• _GIVEN INSTRUCTION_
Repeat the listing that follows, character for character, minus the pictures.

• _INFORMATION PROVIDED_
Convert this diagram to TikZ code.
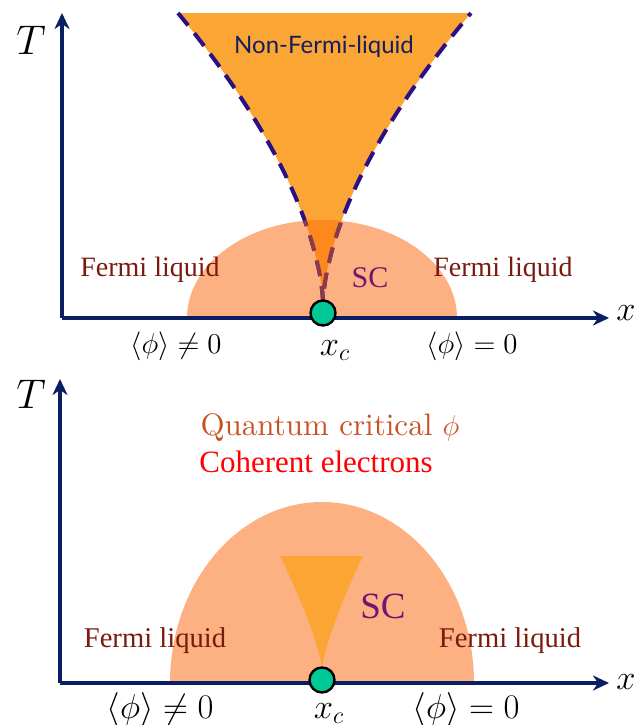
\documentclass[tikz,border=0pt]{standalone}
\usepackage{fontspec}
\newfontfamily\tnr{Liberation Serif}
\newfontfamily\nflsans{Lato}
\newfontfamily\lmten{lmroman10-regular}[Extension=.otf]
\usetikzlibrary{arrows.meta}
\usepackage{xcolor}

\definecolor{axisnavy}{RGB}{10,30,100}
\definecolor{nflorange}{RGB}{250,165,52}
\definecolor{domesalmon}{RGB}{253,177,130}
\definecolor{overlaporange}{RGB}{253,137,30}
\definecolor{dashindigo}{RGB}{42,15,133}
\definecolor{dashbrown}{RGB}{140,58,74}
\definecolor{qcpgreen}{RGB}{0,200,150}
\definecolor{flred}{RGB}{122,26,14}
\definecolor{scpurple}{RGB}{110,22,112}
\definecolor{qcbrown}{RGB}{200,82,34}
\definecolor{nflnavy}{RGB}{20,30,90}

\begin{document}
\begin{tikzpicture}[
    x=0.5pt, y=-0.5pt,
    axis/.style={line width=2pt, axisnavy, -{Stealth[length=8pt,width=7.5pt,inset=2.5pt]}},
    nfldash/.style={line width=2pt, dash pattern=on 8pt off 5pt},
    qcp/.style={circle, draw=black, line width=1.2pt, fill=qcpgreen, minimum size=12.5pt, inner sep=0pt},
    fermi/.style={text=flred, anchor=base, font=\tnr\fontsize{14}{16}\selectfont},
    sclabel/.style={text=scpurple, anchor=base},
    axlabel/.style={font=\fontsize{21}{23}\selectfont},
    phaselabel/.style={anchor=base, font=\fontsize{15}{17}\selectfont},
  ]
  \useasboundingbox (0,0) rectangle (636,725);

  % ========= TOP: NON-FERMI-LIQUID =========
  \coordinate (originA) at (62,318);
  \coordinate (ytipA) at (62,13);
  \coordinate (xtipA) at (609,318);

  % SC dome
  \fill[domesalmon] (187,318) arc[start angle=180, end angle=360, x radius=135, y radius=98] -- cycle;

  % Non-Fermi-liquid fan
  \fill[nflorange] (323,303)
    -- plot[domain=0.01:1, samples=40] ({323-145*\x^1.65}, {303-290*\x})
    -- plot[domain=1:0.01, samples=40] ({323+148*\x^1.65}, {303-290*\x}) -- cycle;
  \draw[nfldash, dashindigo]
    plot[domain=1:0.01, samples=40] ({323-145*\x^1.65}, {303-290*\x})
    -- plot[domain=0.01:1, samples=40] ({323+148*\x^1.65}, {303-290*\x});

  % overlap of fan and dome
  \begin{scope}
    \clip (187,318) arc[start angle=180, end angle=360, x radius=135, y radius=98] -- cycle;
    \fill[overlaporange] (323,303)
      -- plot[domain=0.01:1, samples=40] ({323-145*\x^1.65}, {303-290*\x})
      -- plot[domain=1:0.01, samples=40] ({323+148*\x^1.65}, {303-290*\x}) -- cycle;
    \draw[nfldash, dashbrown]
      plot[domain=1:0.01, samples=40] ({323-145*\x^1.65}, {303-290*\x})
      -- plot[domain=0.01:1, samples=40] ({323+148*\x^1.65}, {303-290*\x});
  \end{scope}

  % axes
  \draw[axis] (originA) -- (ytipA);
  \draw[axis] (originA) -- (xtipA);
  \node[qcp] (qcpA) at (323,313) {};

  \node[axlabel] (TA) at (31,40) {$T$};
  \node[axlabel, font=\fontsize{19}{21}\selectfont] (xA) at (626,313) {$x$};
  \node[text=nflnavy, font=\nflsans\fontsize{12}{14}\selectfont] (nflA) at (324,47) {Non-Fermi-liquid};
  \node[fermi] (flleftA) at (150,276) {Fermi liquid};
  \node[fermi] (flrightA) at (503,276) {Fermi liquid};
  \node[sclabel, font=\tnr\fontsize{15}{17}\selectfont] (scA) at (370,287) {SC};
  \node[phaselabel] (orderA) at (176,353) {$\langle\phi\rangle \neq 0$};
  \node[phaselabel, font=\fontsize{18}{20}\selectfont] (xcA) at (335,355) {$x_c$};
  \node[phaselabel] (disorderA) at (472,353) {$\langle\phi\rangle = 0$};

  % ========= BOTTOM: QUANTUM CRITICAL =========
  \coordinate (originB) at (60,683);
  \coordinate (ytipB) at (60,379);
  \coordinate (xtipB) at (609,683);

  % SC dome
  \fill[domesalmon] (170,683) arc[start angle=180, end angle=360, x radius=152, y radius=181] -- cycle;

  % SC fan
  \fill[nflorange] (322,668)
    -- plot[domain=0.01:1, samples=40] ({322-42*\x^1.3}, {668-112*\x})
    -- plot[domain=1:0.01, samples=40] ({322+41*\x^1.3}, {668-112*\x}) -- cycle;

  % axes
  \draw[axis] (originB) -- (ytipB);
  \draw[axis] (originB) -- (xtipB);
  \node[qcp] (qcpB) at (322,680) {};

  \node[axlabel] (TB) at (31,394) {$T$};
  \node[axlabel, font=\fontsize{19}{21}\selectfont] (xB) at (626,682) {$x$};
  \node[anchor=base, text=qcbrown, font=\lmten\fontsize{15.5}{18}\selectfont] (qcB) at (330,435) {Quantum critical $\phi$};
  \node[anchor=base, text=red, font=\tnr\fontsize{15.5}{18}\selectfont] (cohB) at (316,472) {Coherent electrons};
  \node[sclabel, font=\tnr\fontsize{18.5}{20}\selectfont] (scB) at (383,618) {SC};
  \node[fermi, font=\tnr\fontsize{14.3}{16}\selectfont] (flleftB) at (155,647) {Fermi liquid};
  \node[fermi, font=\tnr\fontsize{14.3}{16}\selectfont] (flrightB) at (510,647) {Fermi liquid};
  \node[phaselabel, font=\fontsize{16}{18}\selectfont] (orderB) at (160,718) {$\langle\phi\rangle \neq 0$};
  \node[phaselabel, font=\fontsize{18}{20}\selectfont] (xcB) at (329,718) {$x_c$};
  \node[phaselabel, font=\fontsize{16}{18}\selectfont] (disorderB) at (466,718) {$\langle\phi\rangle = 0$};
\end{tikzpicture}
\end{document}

• _REPLY TO THE EXERCISE_
Convert this diagram to TikZ code.
\documentclass[tikz,border=0pt]{standalone}
\usepackage{fontspec}
\newfontfamily\tnr{Liberation Serif}
\newfontfamily\nflsans{Lato}
\newfontfamily\lmten{lmroman10-regular}[Extension=.otf]
\usetikzlibrary{arrows.meta}
\usepackage{xcolor}

\definecolor{axisnavy}{RGB}{10,30,100}
\definecolor{nflorange}{RGB}{250,165,52}
\definecolor{domesalmon}{RGB}{253,177,130}
\definecolor{overlaporange}{RGB}{253,137,30}
\definecolor{dashindigo}{RGB}{42,15,133}
\definecolor{dashbrown}{RGB}{140,58,74}
\definecolor{qcpgreen}{RGB}{0,200,150}
\definecolor{flred}{RGB}{122,26,14}
\definecolor{scpurple}{RGB}{110,22,112}
\definecolor{qcbrown}{RGB}{200,82,34}
\definecolor{nflnavy}{RGB}{20,30,90}

\begin{document}
\begin{tikzpicture}[
    x=0.5pt, y=-0.5pt,
    axis/.style={line width=2pt, axisnavy, -{Stealth[length=8pt,width=7.5pt,inset=2.5pt]}},
    nfldash/.style={line width=2pt, dash pattern=on 8pt off 5pt},
    qcp/.style={circle, draw=black, line width=1.2pt, fill=qcpgreen, minimum size=12.5pt, inner sep=0pt},
    fermi/.style={text=flred, anchor=base, font=\tnr\fontsize{14}{16}\selectfont},
    sclabel/.style={text=scpurple, anchor=base},
    axlabel/.style={font=\fontsize{21}{23}\selectfont},
    phaselabel/.style={anchor=base, font=\fontsize{15}{17}\selectfont},
  ]
  \useasboundingbox (0,0) rectangle (636,725);

  % ========= TOP: NON-FERMI-LIQUID =========
  \coordinate (originA) at (62,318);
  \coordinate (ytipA) at (62,13);
  \coordinate (xtipA) at (609,318);

  % SC dome
  \fill[domesalmon] (187,318) arc[start angle=180, end angle=360, x radius=135, y radius=98] -- cycle;

  % Non-Fermi-liquid fan
  \fill[nflorange] (323,303)
    -- plot[domain=0.01:1, samples=40] ({323-145*\x^1.65}, {303-290*\x})
    -- plot[domain=1:0.01, samples=40] ({323+148*\x^1.65}, {303-290*\x}) -- cycle;
  \draw[nfldash, dashindigo]
    plot[domain=1:0.01, samples=40] ({323-145*\x^1.65}, {303-290*\x})
    -- plot[domain=0.01:1, samples=40] ({323+148*\x^1.65}, {303-290*\x});

  % overlap of fan and dome
  \begin{scope}
    \clip (187,318) arc[start angle=180, end angle=360, x radius=135, y radius=98] -- cycle;
    \fill[overlaporange] (323,303)
      -- plot[domain=0.01:1, samples=40] ({323-145*\x^1.65}, {303-290*\x})
      -- plot[domain=1:0.01, samples=40] ({323+148*\x^1.65}, {303-290*\x}) -- cycle;
    \draw[nfldash, dashbrown]
      plot[domain=1:0.01, samples=40] ({323-145*\x^1.65}, {303-290*\x})
      -- plot[domain=0.01:1, samples=40] ({323+148*\x^1.65}, {303-290*\x});
  \end{scope}

  % axes
  \draw[axis] (originA) -- (ytipA);
  \draw[axis] (originA) -- (xtipA);
  \node[qcp] (qcpA) at (323,313) {};

  \node[axlabel] (TA) at (31,40) {$T$};
  \node[axlabel, font=\fontsize{19}{21}\selectfont] (xA) at (626,313) {$x$};
  \node[text=nflnavy, font=\nflsans\fontsize{12}{14}\selectfont] (nflA) at (324,47) {Non-Fermi-liquid};
  \node[fermi] (flleftA) at (150,276) {Fermi liquid};
  \node[fermi] (flrightA) at (503,276) {Fermi liquid};
  \node[sclabel, font=\tnr\fontsize{15}{17}\selectfont] (scA) at (370,287) {SC};
  \node[phaselabel] (orderA) at (176,353) {$\langle\phi\rangle \neq 0$};
  \node[phaselabel, font=\fontsize{18}{20}\selectfont] (xcA) at (335,355) {$x_c$};
  \node[phaselabel] (disorderA) at (472,353) {$\langle\phi\rangle = 0$};

  % ========= BOTTOM: QUANTUM CRITICAL =========
  \coordinate (originB) at (60,683);
  \coordinate (ytipB) at (60,379);
  \coordinate (xtipB) at (609,683);

  % SC dome
  \fill[domesalmon] (170,683) arc[start angle=180, end angle=360, x radius=152, y radius=181] -- cycle;

  % SC fan
  \fill[nflorange] (322,668)
    -- plot[domain=0.01:1, samples=40] ({322-42*\x^1.3}, {668-112*\x})
    -- plot[domain=1:0.01, samples=40] ({322+41*\x^1.3}, {668-112*\x}) -- cycle;

  % axes
  \draw[axis] (originB) -- (ytipB);
  \draw[axis] (originB) -- (xtipB);
  \node[qcp] (qcpB) at (322,680) {};

  \node[axlabel] (TB) at (31,394) {$T$};
  \node[axlabel, font=\fontsize{19}{21}\selectfont] (xB) at (626,682) {$x$};
  \node[anchor=base, text=qcbrown, font=\lmten\fontsize{15.5}{18}\selectfont] (qcB) at (330,435) {Quantum critical $\phi$};
  \node[anchor=base, text=red, font=\tnr\fontsize{15.5}{18}\selectfont] (cohB) at (316,472) {Coherent electrons};
  \node[sclabel, font=\tnr\fontsize{18.5}{20}\selectfont] (scB) at (383,618) {SC};
  \node[fermi, font=\tnr\fontsize{14.3}{16}\selectfont] (flleftB) at (155,647) {Fermi liquid};
  \node[fermi, font=\tnr\fontsize{14.3}{16}\selectfont] (flrightB) at (510,647) {Fermi liquid};
  \node[phaselabel, font=\fontsize{16}{18}\selectfont] (orderB) at (160,718) {$\langle\phi\rangle \neq 0$};
  \node[phaselabel, font=\fontsize{18}{20}\selectfont] (xcB) at (329,718) {$x_c$};
  \node[phaselabel, font=\fontsize{16}{18}\selectfont] (disorderB) at (466,718) {$\langle\phi\rangle = 0$};
\end{tikzpicture}
\end{document}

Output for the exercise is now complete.